The most exciting news of the year for Tennesseans came via the state’s latest scores on the National Assessment of Educational Progress (NAEP). Tennessee was one of the fastest-improving states in the nation in reading and math, handing Gov. Bill Haslam an early victory for one of his stated goals.
Despite its pace of improvement, however, Tennessee’s NAEP scores trail many other states’. Worse still, the achievement gaps between Tennessee’s poor students and students with higher incomes — as well as gaps between minority students and white students — remain stubbornly wide, with little to no improvement since 1992. Clearly, we have much more work to do.

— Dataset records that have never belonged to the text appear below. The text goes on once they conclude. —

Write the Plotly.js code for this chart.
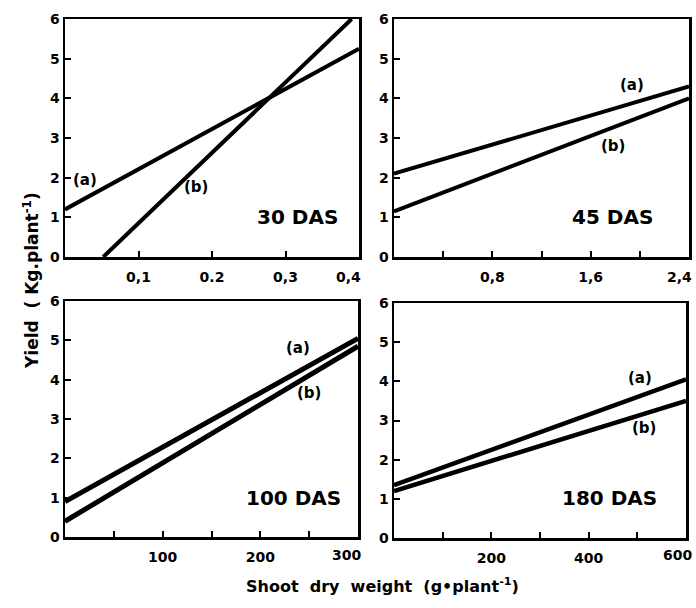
<!DOCTYPE html>
<html>
<head>
<meta charset="utf-8">
<script src="https://cdn.plot.ly/plotly-3.0.1.min.js"></script>
<style>html,body{margin:0;padding:0;background:#fff;}#chart{width:696px;height:608px;}</style>
</head>
<body>
<div id="chart"></div>
<script>
// Panel data (line endpoints)
const p30_a_x = [0, 0.4];      const p30_a_y = [1.2, 5.25];
const p30_b_x = [0.052, 0.39]; const p30_b_y = [0, 6];
const p45_a_x = [0, 2.4];      const p45_a_y = [2.1, 4.3];
const p45_b_x = [0, 2.4];      const p45_b_y = [1.15, 4.0];
const p100_a_x = [0, 300];     const p100_a_y = [0.9, 5.05];
const p100_b_x = [0, 300];     const p100_b_y = [0.4, 4.85];
const p180_a_x = [0, 600];     const p180_a_y = [1.35, 4.05];
const p180_b_x = [0, 600];     const p180_b_y = [1.2, 3.5];

const yTickVals = [0, 1, 2, 3, 4, 5, 6];
const yTickText = ["0", "1", "2", "3", "4", "5", "6"];
// labelled ticks inside each x range; the label at the right edge of each panel is listed separately
const x30TickVals = [0.1, 0.2, 0.3];
const x30TickText = ["0,1", "0.2", "0,3"];
const x30Minor = [];
const x30EdgeLabel = "0,4";
const x45TickVals = [0.8, 1.6];
const x45TickText = ["0,8", "1,6"];
const x45Minor = [0.4, 1.2, 2.0];
const x45EdgeLabel = "2,4";
const x100TickVals = [100, 200];
const x100TickText = ["100", "200"];
const x100Minor = [50, 150, 250];
const x100EdgeLabel = "300";
const x180TickVals = [200, 400];
const x180TickText = ["200", "400"];
const x180Minor = [100, 300, 500];
const x180EdgeLabel = "600";
const panelNames = ["30 DAS", "45 DAS", "100 DAS", "180 DAS"];

const FONT = "DejaVu Sans, Arial, sans-serif";

function tr(x, y, n, w) {
  return {x: x, y: y, xaxis: "x" + (n > 1 ? n : ""), yaxis: "y" + (n > 1 ? n : ""),
          type: "scatter", mode: "lines", line: {color: "black", width: w}, hoverinfo: "skip", showlegend: false};
}
const data = [
  tr(p30_a_x, p30_a_y, 1, 4), tr(p30_b_x, p30_b_y, 1, 4),
  tr(p45_a_x, p45_a_y, 2, 4), tr(p45_b_x, p45_b_y, 2, 4),
  tr(p100_a_x, p100_a_y, 3, 5), tr(p100_b_x, p100_b_y, 3, 5),
  tr(p180_a_x, p180_a_y, 4, 4.5), tr(p180_b_x, p180_b_y, 4, 4.5)
];

function xax(domain, range, tv, tt, minor, anchor) {
  const a = {domain: domain, range: range, anchor: anchor, tickmode: "array", tickvals: tv, ticktext: tt,
          ticks: "inside", ticklen: 6, tickwidth: 2, tickcolor: "black", ticklabelstandoff: 6,
          showline: true, mirror: true, linewidth: 2.5, linecolor: "black",
          showgrid: false, zeroline: false, fixedrange: true,
          tickfont: {family: FONT, size: 14, color: "black", weight: "bold"}};
  if (minor.length) a.minor = {tickmode: "array", tickvals: minor, ticks: "inside", ticklen: 6, tickwidth: 2,
                               tickcolor: "black", showgrid: false};
  return a;
}
function yax(domain, anchor) {
  return {domain: domain, range: [0, 6], anchor: anchor, tickmode: "array", tickvals: yTickVals, ticktext: yTickText,
          ticks: "inside", ticklen: 6, tickwidth: 2, tickcolor: "black",
          showline: true, mirror: true, linewidth: 2.5, linecolor: "black",
          showgrid: false, zeroline: false, fixedrange: true,
          tickfont: {family: FONT, size: 14, color: "black", weight: "bold"}};
}

const W = 696, H = 608;
const dx = (a, b) => [a / W, b / W];
const dy = (top, bot) => [1 - bot / H, 1 - top / H];

function ann(text, x, y, n, size) {
  return {text: text, x: x, y: y, xref: "x" + (n > 1 ? n : ""), yref: "y" + (n > 1 ? n : ""),
          showarrow: false, font: {family: FONT, size: size, color: "black", weight: "bold"}};
}
function edge(text, xr, ypx) {
  return {text: text, x: xr / W, y: 1 - ypx / H, xref: "paper", yref: "paper", xanchor: "right", yanchor: "middle",
          showarrow: false, font: {family: FONT, size: 14, color: "black", weight: "bold"}};
}

const layout = {
  width: W, height: H,
  margin: {l: 0, r: 0, t: 0, b: 0},
  paper_bgcolor: "white", plot_bgcolor: "white",
  xaxis: xax(dx(65, 359), [0, 0.4], x30TickVals, x30TickText, x30Minor, "y"),
  yaxis: yax(dy(19, 257), "x"),
  xaxis2: xax(dx(394, 689), [0, 2.4], x45TickVals, x45TickText, x45Minor, "y2"),
  yaxis2: yax(dy(19, 257), "x2"),
  xaxis3: xax(dx(65, 358), [0, 300], x100TickVals, x100TickText, x100Minor, "y3"),
  yaxis3: yax(dy(301, 537), "x3"),
  xaxis4: xax(dx(394, 686), [0, 600], x180TickVals, x180TickText, x180Minor, "y4"),
  yaxis4: yax(dy(303, 538), "x4"),
  annotations: [
    ann("(a)", 0.027, 1.94, 1, 15), ann("(b)", 0.178, 1.77, 1, 15), ann(panelNames[0], 0.316, 1.0, 1, 20),
    ann("(a)", 1.94, 4.34, 2, 15), ann("(b)", 1.78, 2.8, 2, 15), ann(panelNames[1], 1.78, 1.0, 2, 20),
    ann("(a)", 239, 4.81, 3, 15), ann("(b)", 250, 3.66, 3, 15), ann(panelNames[2], 234, 0.99, 3, 20),
    ann("(a)", 505, 4.08, 4, 15), ann("(b)", 513, 2.8, 4, 15), ann(panelNames[3], 443, 1.02, 4, 20),
    edge(x30EdgeLabel, 363, 277), edge(x45EdgeLabel, 694, 277),
    edge(x100EdgeLabel, 363, 555), edge(x180EdgeLabel, 694, 555),
    {text: "Yield  ( Kg.plant<sup>-1</sup>)", textangle: -90, x: 18 / W, y: 1 - 281 / H,
     xref: "paper", yref: "paper", showarrow: false,
     font: {family: FONT, size: 17, color: "black", weight: "bold"}},
    {text: "Shoot  dry  weight  (g\u2022plant<sup>-1</sup>)", x: 382 / W, y: 1 - 598 / H,
     xref: "paper", yref: "paper", showarrow: false,
     font: {family: FONT, size: 16, color: "black", weight: "bold"}}
  ]
};

Plotly.newPlot("chart", data, layout, {staticPlot: true, displayModeBar: false});
</script>
</body>
</html>
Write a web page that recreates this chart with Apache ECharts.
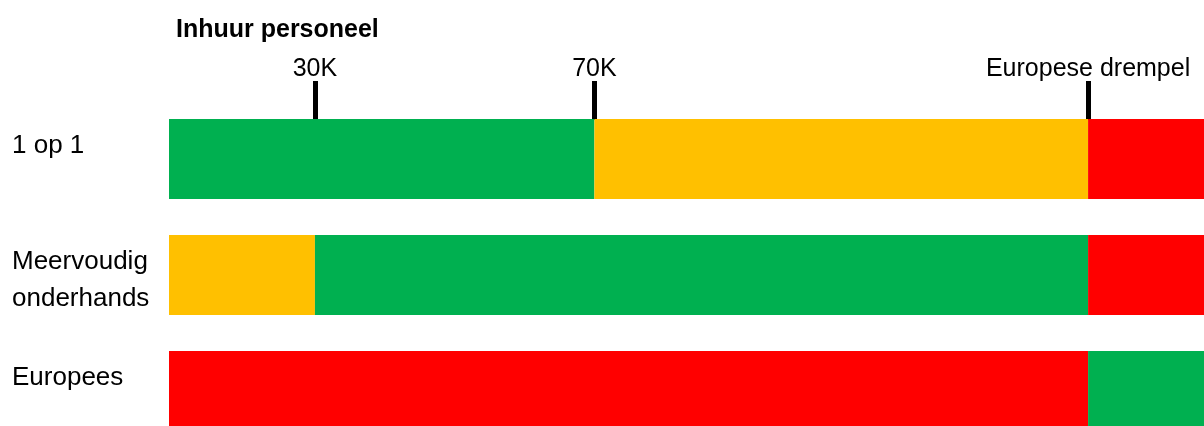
<!DOCTYPE html>
<html>
<head>
<meta charset="utf-8">
<script src="https://cdn.jsdelivr.net/npm/echarts@6/dist/echarts.min.js"></script>
<style>html,body{margin:0;padding:0;background:#fff}#c{width:1204px;height:426px}</style>
</head>
<body>
<div id="c"></div>
<script>
// Data (schematic scale 0..100)
const title = 'Inhuur personeel';
const categories = ['1 op 1', 'Meervoudig\nonderhands', 'Europees'];
const thresholdLabels = ['30K', '70K', 'Europese drempel'];
const thresholdPos = [14.1, 41.1, 88.8];
const axisMax = 100;
const rowBreaks = [['70K', 'Europese drempel'], ['30K', 'Europese drempel'], ['Europese drempel']];
const rowColors = [['green', 'yellow', 'red'], ['yellow', 'green', 'red'], ['red', 'green']];
const palette = { green: '#00B050', yellow: '#FFC000', red: '#FF0000' };

const FONT = 'Liberation Sans';
const nSeg = Math.max(...rowColors.map(r => r.length));
const series = [];
for (let s = 0; s < nSeg; s++) {
  const data = categories.map((c, i) => {
    const b = [0, ...rowBreaks[i].map(l => thresholdPos[thresholdLabels.indexOf(l)]), axisMax];
    if (s >= b.length - 1) return { value: 0 };
    return { value: +(b[s + 1] - b[s]).toFixed(3), itemStyle: { color: palette[rowColors[i][s]] } };
  });
  series.push({ type: 'bar', stack: 'all', barWidth: 80, data: data, silent: true });
}

const chart = echarts.init(document.getElementById('c'), null, { renderer: 'canvas' });
chart.setOption({
  animation: false,
  title: {
    text: title, left: 171, top: 10,
    textStyle: { fontFamily: FONT, fontWeight: 'bold', fontSize: 25, color: '#000', lineHeight: 30 }
  },
  grid: { left: 169, right: 0, top: 101, height: 348, containLabel: false, outerBoundsMode: 'none' },
  xAxis: {
    type: 'value', min: 0, max: axisMax, position: 'top', offset: -19,
    axisLine: { show: false },
    splitLine: { show: false },
    axisTick: { show: true, customValues: thresholdPos, length: 39, lineStyle: { color: '#000', width: 5 } },
    axisLabel: {
      show: true, customValues: thresholdPos, margin: 38,
      fontFamily: FONT, fontSize: 25, color: '#000',
      formatter: v => { const i = thresholdPos.findIndex(p => Math.abs(p - v) < 1e-6); return i >= 0 ? thresholdLabels[i] : ''; }
    }
  },
  yAxis: {
    type: 'category', inverse: true, data: categories,
    axisLine: { show: false }, axisTick: { show: false }, splitLine: { show: false },
    axisLabel: {
      align: 'left', margin: 157, fontFamily: FONT, fontSize: 26, color: '#000',
      lineHeight: 37,
      formatter: v => '{s|}\n' + (v.indexOf('\n') >= 0 ? v : v + '\n'),
      rich: { s: { fontSize: 1, lineHeight: 11 } }
    }
  },
  series: series
});
</script>
</body>
</html>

Early in the year, the Haslam administration floated a school voucher proposal intended to help a limited number of students from low-income households move to private schools, where they might have a better chance of success. There is no research consensus that vouchers work, but that didn’t stop state legislators from attempting to hijack the proposal and expand its coverage. The overreach failed, but we will probably hear more about vouchers.

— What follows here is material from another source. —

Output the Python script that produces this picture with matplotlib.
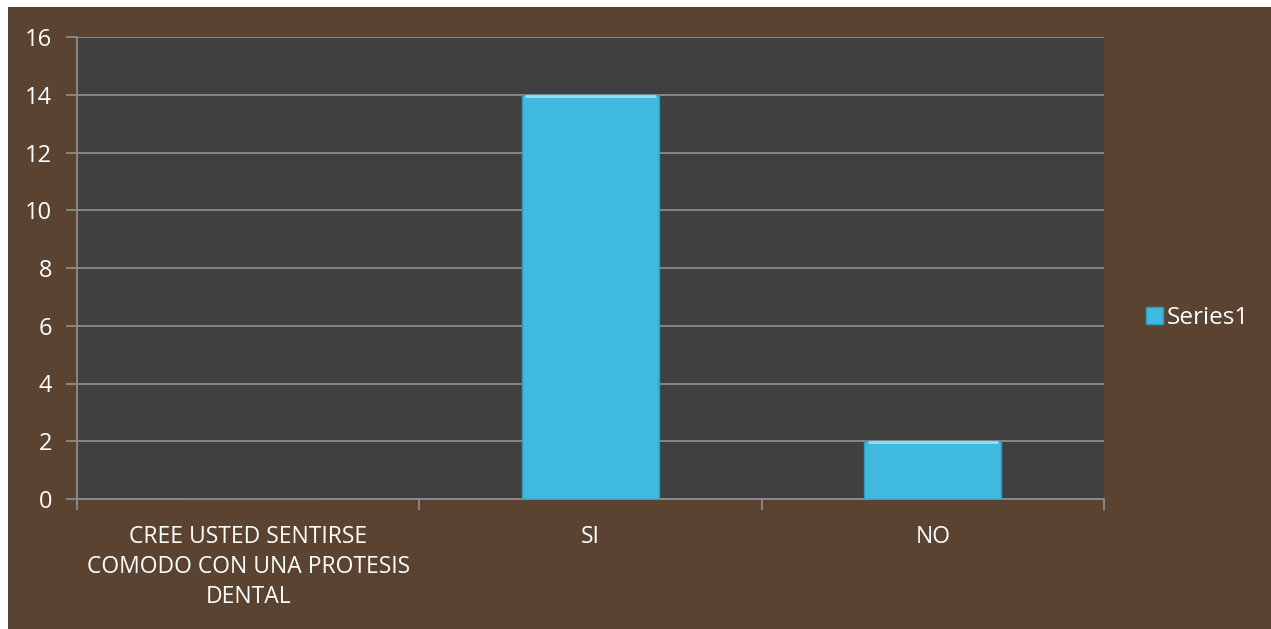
import matplotlib
matplotlib.use("Agg")
import matplotlib.pyplot as plt
from matplotlib.patches import Rectangle

# data
categories = ["CREE USTED SENTIRSE\nCOMODO CON UNA PROTESIS\nDENTAL", "SI", "NO"]
values = [0, 14, 2]
series_name = "Series1"
y_ticks = [0, 2, 4, 6, 8, 10, 12, 14, 16]

plt.rcParams["font.family"] = ["Open Sans", "DejaVu Sans"]

W, H = 1271, 629
fig = plt.figure(figsize=(W / 100, H / 100), dpi=100, facecolor="white")

# brown marble-ish backdrop (white strip on top/left as in reference)
bg = Rectangle((8 / W, 0), 1 - 8 / W + 0.01, 1 - 7 / H, transform=fig.transFigure,
               facecolor="#5b4331", edgecolor="none", zorder=-10)
fig.patches.append(bg)

left, right, top, bottom = 77, 1104, 37, 499
ax = fig.add_axes([left / W, (H - bottom) / H, (right - left) / W, (bottom - top) / H])
ax.set_zorder(1)
ax.set_facecolor("#404040")

x = range(len(categories))
bars = ax.bar(x, values, width=0.4, color="#3fb9de", edgecolor="#2e9cc0",
              linewidth=1.0, zorder=3, label=series_name)
# light bevel on the bar tops
for b, v in zip(bars, values):
    if v > 0:
        ax.plot([b.get_x() + 0.01, b.get_x() + b.get_width() - 0.01], [v - 0.03, v - 0.03],
                color="#8fe3f7", linewidth=2, zorder=4, solid_capstyle="butt")

ax.set_xlim(-0.5, len(categories) - 0.5)
ax.set_ylim(0, 16)
ax.set_yticks(y_ticks)
ax.set_yticklabels([str(t) for t in y_ticks], color="white", fontsize=17)
ax.yaxis.grid(True, color="#8c8c8c", linewidth=1.3, zorder=1)
ax.set_axisbelow(True)

ax.set_xticks(list(x))
ax.set_xticklabels(categories, color="white", fontsize=16.5, linespacing=1.33)
ax.tick_params(axis="x", length=0, pad=19)
ax.tick_params(axis="y", length=8, width=1.3, color="#8c8c8c", pad=10)

# category boundary ticks on x axis
ax.set_xticks([i + 0.5 for i in range(-1, len(categories))], minor=True)
ax.tick_params(axis="x", which="minor", length=8, width=1.3, color="#8c8c8c")

for side in ["top", "right"]:
    ax.spines[side].set_visible(False)
for side in ["left", "bottom"]:
    ax.spines[side].set_color("#8c8c8c")
    ax.spines[side].set_linewidth(1.3)

leg = fig.legend(handles=[bars], labels=[series_name], loc="center left",
                 bbox_to_anchor=(1124 / W, (H - 318) / H), frameon=False,
                 fontsize=17.5, handlelength=0.7, handleheight=0.7, handletextpad=0.15)
for t in leg.get_texts():
    t.set_color("white")

fig.savefig("out.png", dpi=100, facecolor=fig.get_facecolor())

In the summer, the Peabody Research Institute released the second report in its ongoing study of the state’s Voluntary Pre-K program. The results showed a drop-off in earlier learning gains after kindergarten or first grade, and improved behavior was demonstrated by fewer children held back at the end of kindergarten. Previous studies have indicated that noncognitive classroom skills show up later as positive social and educational outcomes. The study of Tennessee’s program is ongoing, although Metro Nashville Public Schools plans to add more preschool slots on its own.

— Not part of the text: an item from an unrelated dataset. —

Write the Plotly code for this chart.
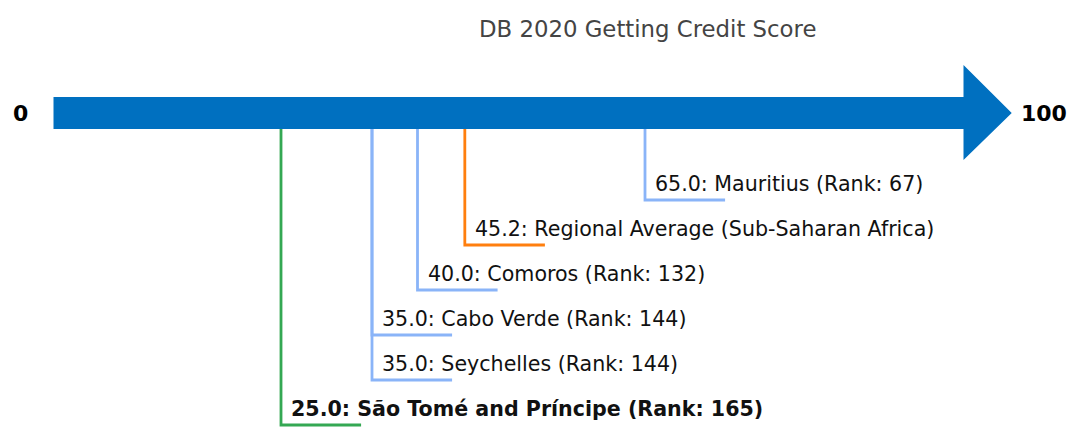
import plotly.graph_objects as go

# ---- data ----
names = ["São Tomé and Príncipe", "Seychelles", "Cabo Verde", "Comoros",
         "Regional Average (Sub-Saharan Africa)", "Mauritius"]
scores = [25.0, 35.0, 35.0, 40.0, 45.2, 65.0]
ranks = [165, 144, 144, 132, None, 67]
kinds = ["focus", "peer", "peer", "peer", "regional", "peer"]
axis_ends = [0, 100]
title = "DB 2020 Getting Credit Score"

# ---- styling / layout constants ----
W, H = 1072, 427
PX_PER_UNIT = 9.1
X0_PX = 53.5
x_lo = -X0_PX / PX_PER_UNIT
x_hi = (W - X0_PX) / PX_PER_UNIT
colors = {"focus": "#34a853", "peer": "#8ab4f8", "regional": "#ff7f0e"}
ARROW = "#0070c0"
shaft_top, shaft_bot = 97, 129
head_top, head_bot, mid_y = 65, 160, 113
head_len = 5.3
tick_len = 8.8
bottom_level = 425
step = 45

fig = go.Figure()

lo, hi = axis_ends
fig.add_shape(type="path",
              path=(f"M {lo},{shaft_top} L {hi},{shaft_top} L {hi},{head_top} "
                    f"L {hi + head_len},{mid_y} L {hi},{head_bot} L {hi},{shaft_bot} "
                    f"L {lo},{shaft_bot} Z"),
              fillcolor=ARROW, line=dict(width=0), layer="below")

annotations = []
for i, (n, s, r, k) in enumerate(zip(names, scores, ranks, kinds)):
    y = bottom_level - step * i
    fig.add_trace(go.Scatter(x=[s, s, s + tick_len], y=[shaft_bot, y, y],
                             mode="lines", line=dict(color=colors[k], width=2.8),
                             hoverinfo="skip", showlegend=False))
    label = f"{s:.1f}: {n}" + (f" (Rank: {r})" if r is not None else "")
    if k == "focus":
        label = f"<b>{label}</b>"
    annotations.append(dict(x=s + 0.9, y=y - 16, text=label, showarrow=False,
                            xanchor="left", yanchor="middle",
                            font=dict(size=20.6, color="#111111",
                                      family="DejaVu Sans")))

annotations.append(dict(x=lo - 3.6, y=mid_y, text=f"<b>{lo}</b>", showarrow=False,
                        xanchor="center", yanchor="middle",
                        font=dict(size=22, color="#000", family="DejaVu Sans")))
annotations.append(dict(x=hi + 6.1, y=mid_y, text=f"<b>{hi}</b>", showarrow=False,
                        xanchor="left", yanchor="middle",
                        font=dict(size=22, color="#000", family="DejaVu Sans")))
annotations.append(dict(x=(476.7 - X0_PX) / PX_PER_UNIT, y=29, text=title,
                        showarrow=False, xanchor="left", yanchor="middle",
                        font=dict(size=22.8, color="#444444", family="DejaVu Sans")))

fig.update_layout(
    width=W, height=H,
    margin=dict(l=0, r=0, t=0, b=0),
    paper_bgcolor="white", plot_bgcolor="white",
    xaxis=dict(range=[x_lo, x_hi], visible=False, fixedrange=True),
    yaxis=dict(range=[H, 0], visible=False, fixedrange=True),
    annotations=annotations,
    showlegend=False,
)

fig.write_html("out.html",
               config={"displayModeBar": False},
               post_script="document.body.style.margin='0';document.body.style.overflow='hidden';")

More recently, we’ve heard lots of complaints about Common Core. Groups that loosely overlap with the tea party worry that the new standards represent a federal grab of local curricular control. Of more immediate concern, though, is whether teachers can adapt quickly enough to teach the new standards, and whether the new testing regimes will prove to be a nightmare for parents, students and teachers alike. The concerns about Common Core are not only local but national in scope. Is the Common Core simply NCLB 2.0? Stay tuned.
To our west, Memphis is a hotbed of reform, drawing national attention. With 140,000 students in a newly merged district, 41 charter schools, 13 Innovation Zone schools, and 12 schools in Tennessee’s Achievement School District, researchers and reformers will be watching Memphis closely for years to come.
Charter schools, of course, remain controversial here in Nashville as MNPS seeks to accommodate their growing numbers and budgetary impact. Along with vouchers, a proposal to establish a state authorizer for charter schools also failed in the legislature this year.
The anniversary of the Newtown massacre reminds me that I’ve written several times this year about bullying and school violence. Here’s my wish for 2014: May there be peace in our schools.
Camilla P. Benbow is Patricia and Rodes Hart Dean of Education and Human Development at Vanderbilt University’s Peabody College. Her column on education appears every other Thursday in The Tennessean Local section.